There’s no such system in Treasuries, nor any plans to create one. “The Treasury, Fed, whoever, have always taken a hands-off role with the government securities market,” says Craig Pirrong, a finance professor at the University of Houston. “It is rather remarkable that the Fed and Treasury have taken little interest in the dramatic change in market microstructure and trading technology.”
The Treasury Department “regularly monitors day-to-day movements of financial markets,” Adam Hodge, a spokesman, said in an e-mailed statement. “We take any concern about market manipulation seriously and routinely monitor developments with our regulatory partners.”

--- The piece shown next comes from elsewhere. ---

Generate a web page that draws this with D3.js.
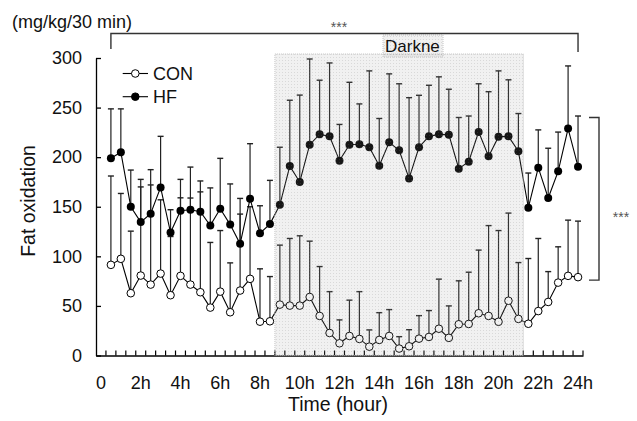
<!DOCTYPE html>
<html>
<head>
<meta charset="utf-8">
<script src="https://cdn.jsdelivr.net/npm/d3@7"></script>
<style>
  html, body { margin: 0; padding: 0; background: #fff; }
  svg { display: block; font-family: "Liberation Sans", Arial, sans-serif; }
</style>
</head>
<body>
<div id="chart"></div>
<script>
// Half-hour time points (hours) and series values
const times = [0.5, 1, 1.5, 2, 2.5, 3, 3.5, 4, 4.5, 5, 5.5, 6, 6.5, 7, 7.5, 8,
  8.5, 9, 9.5, 10, 10.5, 11, 11.5, 12, 12.5, 13, 13.5, 14, 14.5, 15, 15.5, 16,
  16.5, 17, 17.5, 18, 18.5, 19, 19.5, 20, 20.5, 21, 21.5, 22, 22.5, 23, 23.5, 24];

const hfMean = [199, 205, 150, 134.5, 143, 169.5, 124, 146, 147, 145,
  131, 148, 132, 112.6, 158, 123.4, 132.5, 152, 191, 175,
  212.6, 223, 221, 196.5, 212.6, 213, 210, 191.4, 215, 207,
  178.6, 210, 221, 223, 222.7, 188.4, 195.5, 225.5, 200.8, 220.7,
  221, 205.9, 149, 189.4, 158.8, 185.7, 228.8, 190.4];
const hfUpper = [248.7, 248.7, 187, 177.6, 187.4, 221, 147, 177.6, 190, 176,
  169, 198.8, 173, 158.4, 213.6, 151, 176.6, 210, 257.4, 262.6,
  299, 277.6, 295, 233, 275.5, 253.7, 287, 239, 284, 274,
  260, 262.4, 272.5, 281, 268.5, 240, 241.5, 274, 266, 287,
  278, 244, 184, 227.5, 209, 225.3, 292, 241.5];

const conMean = [91.4, 97.5, 62.8, 80.6, 71.5, 82.6, 60.8, 80.3, 71.5, 63.8,
  48.3, 64.4, 43.6, 65.5, 77.3, 34.1, 34.5, 51.3, 50.3, 50.3,
  59, 39.9, 22.7, 12.3, 19.7, 16.7, 8.9, 15.7, 19.7, 7,
  9.3, 17, 18.7, 27, 17.8, 31.5, 31.8, 42.6, 39.9, 34,
  55.2, 36.9, 32, 44.8, 54, 73.5, 80.3, 79];
const conUpper = [181, 163.4, 125.4, 170, 172, 157, 120, 159, 158.8, 165,
  114, 126, 93.4, 142.6, 150, 87.4, 79.6, 111.3, 118, 120.7,
  115.3, 89.7, 64.4, 35.9, 55.8, 64.4, 25.8, 43.2, 46.3, 19,
  26, 40.2, 45.3, 77, 50, 75.3, 84, 106.3, 131, 126,
  143.6, 93.7, 97.8, 118, 84.6, 109.6, 136.5, 135.5];

const xTickHours = [0, 2, 4, 6, 8, 10, 12, 14, 16, 18, 20, 22, 24];
const xTickLabels = ["0", "2h", "4h", "6h", "8h", "10h", "12h", "14h", "16h", "18h", "20h", "22h", "24h"];
const yTicks = [0, 50, 100, 150, 200, 250, 300];

const darkStart = 9, darkEnd = 21;      // first / last half-hour inside darkness
const bracketHigh = 240, bracketLow = 76;

const width = 637, height = 421;

const svg = d3.select("#chart").append("svg")
  .attr("width", width)
  .attr("height", height);

// dotted grey texture for the darkness period
const defs = svg.append("defs");
const pat = defs.append("pattern")
  .attr("id", "dots")
  .attr("width", 3).attr("height", 3)
  .attr("patternUnits", "userSpaceOnUse");
pat.append("rect").attr("width", 3).attr("height", 3)
  .attr("fill", "#9a9a9a").attr("fill-opacity", 0.14);
pat.append("rect").attr("x", 0).attr("y", 0).attr("width", 1).attr("height", 1)
  .attr("fill", "#777").attr("fill-opacity", 0.2);

const categories = [0].concat(times);
const x = d3.scaleBand()
  .domain(categories)
  .range([96, 583])
  .padding(0);
const cx = h => x(h) + x.bandwidth() / 2;

const y = d3.scaleLinear()
  .domain([0, 300])
  .range([355.5, 58]);

// y axis (ticks pointing inward)
const yAxis = svg.append("g")
  .attr("transform", "translate(96,0)")
  .call(d3.axisLeft(y).tickValues(yTicks).tickSizeInner(-5).tickSizeOuter(0).tickPadding(14));
yAxis.select(".domain").attr("stroke", "#000").attr("stroke-width", 1.3);
yAxis.selectAll(".tick line").attr("stroke", "#000").attr("stroke-width", 1.3);
yAxis.selectAll("text").attr("font-size", 18).attr("fill", "#111")
  .attr("font-family", "Liberation Sans, Arial, sans-serif");

// x axis: labels at category centers, ticks at category boundaries
const xAxis = svg.append("g")
  .attr("transform", `translate(0,${y(0)})`)
  .call(d3.axisBottom(x).tickValues(xTickHours)
    .tickFormat((d, i) => xTickLabels[i]).tickSize(0).tickPadding(21));
xAxis.select(".domain").attr("stroke", "#000").attr("stroke-width", 1.3);
xAxis.selectAll("text").attr("font-size", 18).attr("fill", "#111")
  .attr("font-family", "Liberation Sans, Arial, sans-serif");

xAxis.selectAll(".bnd")
  .data(categories)
  .enter().append("line")
  .attr("class", "bnd")
  .attr("x1", d => x(d) + x.bandwidth())
  .attr("x2", d => x(d) + x.bandwidth())
  .attr("y1", 0).attr("y2", -5)
  .attr("stroke", "#000").attr("stroke-width", 1.2);

// error bars (upper only)
function errorBars(means, uppers) {
  const g = svg.append("g");
  times.forEach((t, i) => {
    const xc = cx(t);
    g.append("line")
      .attr("x1", xc).attr("x2", xc)
      .attr("y1", y(means[i])).attr("y2", y(uppers[i]))
      .attr("stroke", "#222").attr("stroke-width", 1.2);
    g.append("line")
      .attr("x1", xc - 3).attr("x2", xc + 3)
      .attr("y1", y(uppers[i])).attr("y2", y(uppers[i]))
      .attr("stroke", "#222").attr("stroke-width", 1.4);
  });
}
errorBars(conMean, conUpper);
errorBars(hfMean, hfUpper);

const line = d3.line()
  .x((d, i) => cx(times[i]))
  .y(d => y(d));

svg.append("path").datum(hfMean)
  .attr("d", line).attr("fill", "none")
  .attr("stroke", "#000").attr("stroke-width", 1.1);
svg.append("path").datum(conMean)
  .attr("d", line).attr("fill", "none")
  .attr("stroke", "#000").attr("stroke-width", 1.1);

svg.append("g").selectAll("circle")
  .data(hfMean)
  .enter().append("circle")
  .attr("cx", (d, i) => cx(times[i]))
  .attr("cy", d => y(d))
  .attr("r", 4)
  .attr("fill", "#000");

svg.append("g").selectAll("circle")
  .data(conMean)
  .enter().append("circle")
  .attr("cx", (d, i) => cx(times[i]))
  .attr("cy", d => y(d))
  .attr("r", 3.8)
  .attr("fill", "#fff")
  .attr("stroke", "#000")
  .attr("stroke-width", 1);

// darkness overlay (drawn over the data, as in the original)
const dx0 = x(darkStart), dx1 = x(darkEnd) + x.bandwidth();
svg.append("rect")
  .attr("x", dx0).attr("y", y(300) - 4)
  .attr("width", dx1 - dx0).attr("height", y(0) - y(300) + 4)
  .attr("fill", "url(#dots)")
  .attr("stroke", "#c4c4c4").attr("stroke-width", 1)
  .attr("stroke-dasharray", "1,1");

// "Darkne" label box
svg.append("rect")
  .attr("x", 383).attr("y", 35).attr("width", 60).attr("height", 22)
  .attr("fill", "url(#dots)")
  .attr("stroke", "#c4c4c4").attr("stroke-dasharray", "1,1");
svg.append("text")
  .attr("x", 385).attr("y", 52)
  .attr("font-size", 17).attr("fill", "#111")
  .text("Darkne");

// legend
const legend = [
  { name: "CON", fill: "#fff", yy: 73.5 },
  { name: "HF", fill: "#000", yy: 96.7 }
];
legend.forEach(l => {
  svg.append("line")
    .attr("x1", 122.7).attr("x2", 148)
    .attr("y1", l.yy).attr("y2", l.yy)
    .attr("stroke", "#000").attr("stroke-width", 1.1);
  svg.append("circle")
    .attr("cx", 135.3).attr("cy", l.yy).attr("r", 3.8)
    .attr("fill", l.fill).attr("stroke", "#000").attr("stroke-width", 1);
  svg.append("text")
    .attr("x", 153).attr("y", l.yy + 6.5)
    .attr("font-size", 18).attr("fill", "#111")
    .text(l.name);
});

// axis titles
svg.append("text")
  .attr("x", 12).attr("y", 28)
  .attr("font-size", 18).attr("fill", "#111")
  .text("(mg/kg/30 min)");

svg.append("text")
  .attr("transform", "translate(35,201) rotate(-90)")
  .attr("text-anchor", "middle")
  .attr("font-size", 19.5).attr("fill", "#111")
  .text("Fat oxidation");

svg.append("text")
  .attr("x", 338).attr("y", 411)
  .attr("text-anchor", "middle")
  .attr("font-size", 19.5).attr("fill", "#111")
  .text("Time (hour)");

// significance brackets
const bx0 = cx(times[0]), bx1 = cx(times[times.length - 1]);
svg.append("path")
  .attr("d", `M${bx0},49 V33.5 H${bx1} V52`)
  .attr("fill", "none").attr("stroke", "#333").attr("stroke-width", 1.4);
svg.append("text")
  .attr("x", 339).attr("y", 32)
  .attr("text-anchor", "middle")
  .attr("font-size", 14).attr("fill", "#555")
  .text("***");

svg.append("path")
  .attr("d", `M589,${y(bracketHigh)} H599 V${y(bracketLow)} H589`)
  .attr("fill", "none").attr("stroke", "#333").attr("stroke-width", 1.4);
svg.append("text")
  .attr("x", 621).attr("y", 222)
  .attr("text-anchor", "middle")
  .attr("font-size", 14).attr("fill", "#555")
  .text("***");
</script>
</body>
</html>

The 1998 study conducted by regulators concluded that the system was working as intended. “The market continues to function smoothly, and the three agencies do not believe it is flawed in any fundamental sense,” the report said. “As a result, we believe no additional rulemaking authority under the GSA, as amended, is required at this time.” The 16-year-old study is the most recent assessment of the market undertaken by the U.S. government. The Treasury Department doesn’t have the tools or computer systems—or the inclination—to police modern markets, according to Fratto, the former Bush official, now a partner in Washington at banking lobbyist Hamilton Place Strategies. “They don’t monitor trade activity,” he says. “They monitor prices to inform their view of the macro economy. They may be afraid to tell you it’s not something they’re very interested in.”
That lack of concern could be a problem next year. Market volatility will rise in 2015 when the Fed finally seeks to raise interest rates for the first time in years, says Pirrong. “The volatility and trading activity will probably be greatest at the time of the Fed’s initial move.”